Three more clones due
An unidentified woman's womb was torn to bring the first human clone to life late on Thursday. While the DNA proof to confirm the claim is still awaited, Dr Brigitte said three more babies are due by February.india Updated: Jul 01, 2003 16:48 IST
A company associated with a controversial religious sect claimed to have produced on Thursday the world's first cloned human baby. Its scientific director Brigitte Boisselier made the announcement in Florida on Friday, but did not offer any immediate DNA proof to back the claim.
“The baby was born at 11.55 am yesterday...We will call her Eve,” Boisselier announced at a press conference. A French scientist and activist of the Raelian sect, which believes life on Earth was created by extra-terrestrials through genetic engineering, she said the 7-pound baby girl was doing fine and her parents were very happy.
Neither the baby nor the parents were produced at the press meet. Boisselier also refused to disclose the city or country where the cloned baby was born. All she would say was that the baby’s parents were American citizens. “We used the egg of the mother, a 31-year-old American,” she said.
While the scientific community has greeted the announcement with great scepticism, Boisselier said her company Clonaid was ready for an independent evaluation.
She invited a freelance journalist, Michael Guillen, to coordinate the evaluation. Guillen said he has accepted on two conditions: That no strings will be attached to the offer and that he will assemble his own team of independent experts.
The baby will be out of the hospital in three days and the evaluation should be over within the next eight or nine days, Boisselier said.

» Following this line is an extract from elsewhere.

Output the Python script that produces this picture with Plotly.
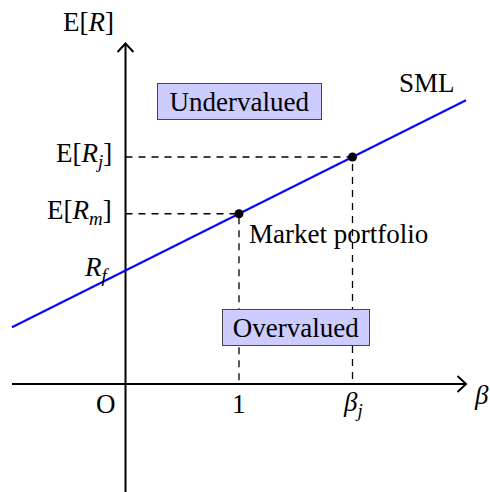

Boisselier went on to announce that a second cloned baby is due to be born in Europe next week. “Three more babies are due by end of January or early February.” The prospective parents in two cases are said to be in Asia and one in North America.
Attacking the “appalling and scientifically irresponsible announcement”, scientist Robert Lanza said: “This group has no scientific track record. It has not cloned even a mouse or rabbit.”
Lanza’s Advanced Cell Technologies, which claims to have cloned a human embryo, believes in therapeutic cloning as opposed to reproductive cloning.
It’s a 55,000-strong cult that believes aliens created humans by cloning themselves. The group is led by Claude Vorilhon. A former racing driver, he calls himself Rael. He is now telling followers the aliens will return to Earth by 2035.
More clones coming
Italian fertility expert Dr Severino Antinori’s clone was due last month. Not much has been heard lately about the third project.